:: What is being asked ::
Repeat the material below exactly, with no pictures.

:: Data supplied ::
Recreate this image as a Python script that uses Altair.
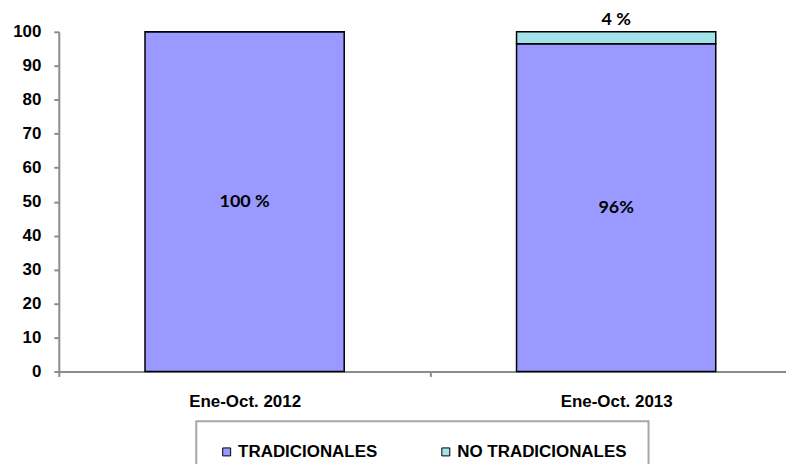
import altair as alt
import pandas as pd

periods = ["Ene-Oct. 2012", "Ene-Oct. 2013"]
series = ["TRADICIONALES", "NO TRADICIONALES"]
tradicionales = [100.0, 96.5]
no_tradicionales = [0.0, 3.5]
labels_trad = ["100 %", "96%"]
labels_no_trad = ["", "4 %"]
colors = ["#9999FF", "#A3E2E8"]

rows = []
for i, p in enumerate(periods):
    rows.append({"periodo": p, "serie": series[0], "valor": tradicionales[i], "orden": 0})
    rows.append({"periodo": p, "serie": series[1], "valor": no_tradicionales[i], "orden": 1})
df = pd.DataFrame(rows)

lab_rows = []
for i, p in enumerate(periods):
    lab_rows.append({"periodo": p, "pos": tradicionales[i] / 2, "texto": labels_trad[i], "tipo": "in"})
    if labels_no_trad[i]:
        lab_rows.append({"periodo": p, "pos": tradicionales[i] + no_tradicionales[i], "texto": labels_no_trad[i], "tipo": "top"})
lab = pd.DataFrame(lab_rows)

xscale = alt.Scale(domain=periods, paddingInner=0.4638, paddingOuter=0.2105, align=0.551)
xaxis = alt.Axis(title=None, labelAngle=0, labelFont="Liberation Sans", labelFontWeight="bold",
                 labelFontSize=17, labelColor="black", labelPadding=17,
                 domainColor="#8c8c8c", domainWidth=2, tickColor="#8c8c8c", tickWidth=2,
                 tickSize=5, tickOffset=-186.5, labelOffset=186.5)
yscale = alt.Scale(domain=[0, 100], nice=False)
yaxis = alt.Axis(title=None, values=list(range(0, 101, 10)), grid=False, labelOverlap=False,
                 labelFont="Liberation Sans", labelFontWeight="bold", labelFontSize=17,
                 labelColor="black", labelPadding=13, domainColor="#8c8c8c", domainWidth=2,
                 tickColor="#8c8c8c", tickWidth=2, tickSize=5)

bars = alt.Chart(df).mark_bar(stroke="black", strokeWidth=1.5).encode(
    x=alt.X("periodo:N", scale=xscale, axis=xaxis, sort=periods),
    y=alt.Y("valor:Q", stack="zero", scale=yscale, axis=yaxis),
    color=alt.Color("serie:N", scale=alt.Scale(domain=series, range=colors),
                    legend=alt.Legend(title=None, orient="none", legendX=138, legendY=391,
                                      direction="horizontal", columns=2, padding=22,
                                      strokeColor="#a6a6a6",
                                      symbolType="square", symbolSize=64,
                                      symbolStrokeColor="black", symbolStrokeWidth=1,
                                      labelFont="Liberation Sans", labelFontWeight="bold",
                                      labelFontSize=17, labelColor="black", labelOffset=3,
                                      labelLimit=400, columnPadding=60)),
    order=alt.Order("orden:Q"),
)

text_in = alt.Chart(lab).transform_filter(alt.datum.tipo == "in").mark_text(
    font="Lato", fontWeight="bold", fontSize=18, color="black"
).encode(
    x=alt.X("periodo:N", scale=xscale, axis=xaxis, sort=periods),
    y=alt.Y("pos:Q", scale=yscale, axis=yaxis),
    text="texto:N",
)
text_top = alt.Chart(lab).transform_filter(alt.datum.tipo == "top").mark_text(
    font="Lato", fontWeight="bold", fontSize=18, color="black", dy=-12
).encode(
    x=alt.X("periodo:N", scale=xscale, axis=xaxis, sort=periods),
    y=alt.Y("pos:Q", scale=yscale, axis=yaxis),
    text="texto:N",
)

chart = alt.layer(bars, text_in, text_top).properties(
    width=730, height=341,
    autosize=alt.AutoSizeParams(type="none"),
    padding={"left": 51, "top": 23, "right": 0, "bottom": 92},
).configure_view(stroke=None).configure_legend(strokeWidth=2)

chart.save("out.html", embed_options={"renderer": "svg", "actions": False})
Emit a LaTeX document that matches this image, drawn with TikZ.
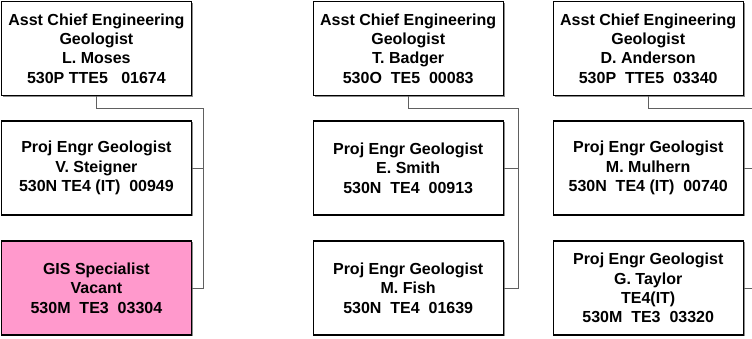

:: Response below ::
Recreate this image as a Python script that uses Altair.
import altair as alt
import pandas as pd

periods = ["Ene-Oct. 2012", "Ene-Oct. 2013"]
series = ["TRADICIONALES", "NO TRADICIONALES"]
tradicionales = [100.0, 96.5]
no_tradicionales = [0.0, 3.5]
labels_trad = ["100 %", "96%"]
labels_no_trad = ["", "4 %"]
colors = ["#9999FF", "#A3E2E8"]

rows = []
for i, p in enumerate(periods):
    rows.append({"periodo": p, "serie": series[0], "valor": tradicionales[i], "orden": 0})
    rows.append({"periodo": p, "serie": series[1], "valor": no_tradicionales[i], "orden": 1})
df = pd.DataFrame(rows)

lab_rows = []
for i, p in enumerate(periods):
    lab_rows.append({"periodo": p, "pos": tradicionales[i] / 2, "texto": labels_trad[i], "tipo": "in"})
    if labels_no_trad[i]:
        lab_rows.append({"periodo": p, "pos": tradicionales[i] + no_tradicionales[i], "texto": labels_no_trad[i], "tipo": "top"})
lab = pd.DataFrame(lab_rows)

xscale = alt.Scale(domain=periods, paddingInner=0.4638, paddingOuter=0.2105, align=0.551)
xaxis = alt.Axis(title=None, labelAngle=0, labelFont="Liberation Sans", labelFontWeight="bold",
                 labelFontSize=17, labelColor="black", labelPadding=17,
                 domainColor="#8c8c8c", domainWidth=2, tickColor="#8c8c8c", tickWidth=2,
                 tickSize=5, tickOffset=-186.5, labelOffset=186.5)
yscale = alt.Scale(domain=[0, 100], nice=False)
yaxis = alt.Axis(title=None, values=list(range(0, 101, 10)), grid=False, labelOverlap=False,
                 labelFont="Liberation Sans", labelFontWeight="bold", labelFontSize=17,
                 labelColor="black", labelPadding=13, domainColor="#8c8c8c", domainWidth=2,
                 tickColor="#8c8c8c", tickWidth=2, tickSize=5)

bars = alt.Chart(df).mark_bar(stroke="black", strokeWidth=1.5).encode(
    x=alt.X("periodo:N", scale=xscale, axis=xaxis, sort=periods),
    y=alt.Y("valor:Q", stack="zero", scale=yscale, axis=yaxis),
    color=alt.Color("serie:N", scale=alt.Scale(domain=series, range=colors),
                    legend=alt.Legend(title=None, orient="none", legendX=138, legendY=391,
                                      direction="horizontal", columns=2, padding=22,
                                      strokeColor="#a6a6a6",
                                      symbolType="square", symbolSize=64,
                                      symbolStrokeColor="black", symbolStrokeWidth=1,
                                      labelFont="Liberation Sans", labelFontWeight="bold",
                                      labelFontSize=17, labelColor="black", labelOffset=3,
                                      labelLimit=400, columnPadding=60)),
    order=alt.Order("orden:Q"),
)

text_in = alt.Chart(lab).transform_filter(alt.datum.tipo == "in").mark_text(
    font="Lato", fontWeight="bold", fontSize=18, color="black"
).encode(
    x=alt.X("periodo:N", scale=xscale, axis=xaxis, sort=periods),
    y=alt.Y("pos:Q", scale=yscale, axis=yaxis),
    text="texto:N",
)
text_top = alt.Chart(lab).transform_filter(alt.datum.tipo == "top").mark_text(
    font="Lato", fontWeight="bold", fontSize=18, color="black", dy=-12
).encode(
    x=alt.X("periodo:N", scale=xscale, axis=xaxis, sort=periods),
    y=alt.Y("pos:Q", scale=yscale, axis=yaxis),
    text="texto:N",
)

chart = alt.layer(bars, text_in, text_top).properties(
    width=730, height=341,
    autosize=alt.AutoSizeParams(type="none"),
    padding={"left": 51, "top": 23, "right": 0, "bottom": 92},
).configure_view(stroke=None).configure_legend(strokeWidth=2)

chart.save("out.html", embed_options={"renderer": "svg", "actions": False})
Emit a LaTeX document that matches this image, drawn with TikZ.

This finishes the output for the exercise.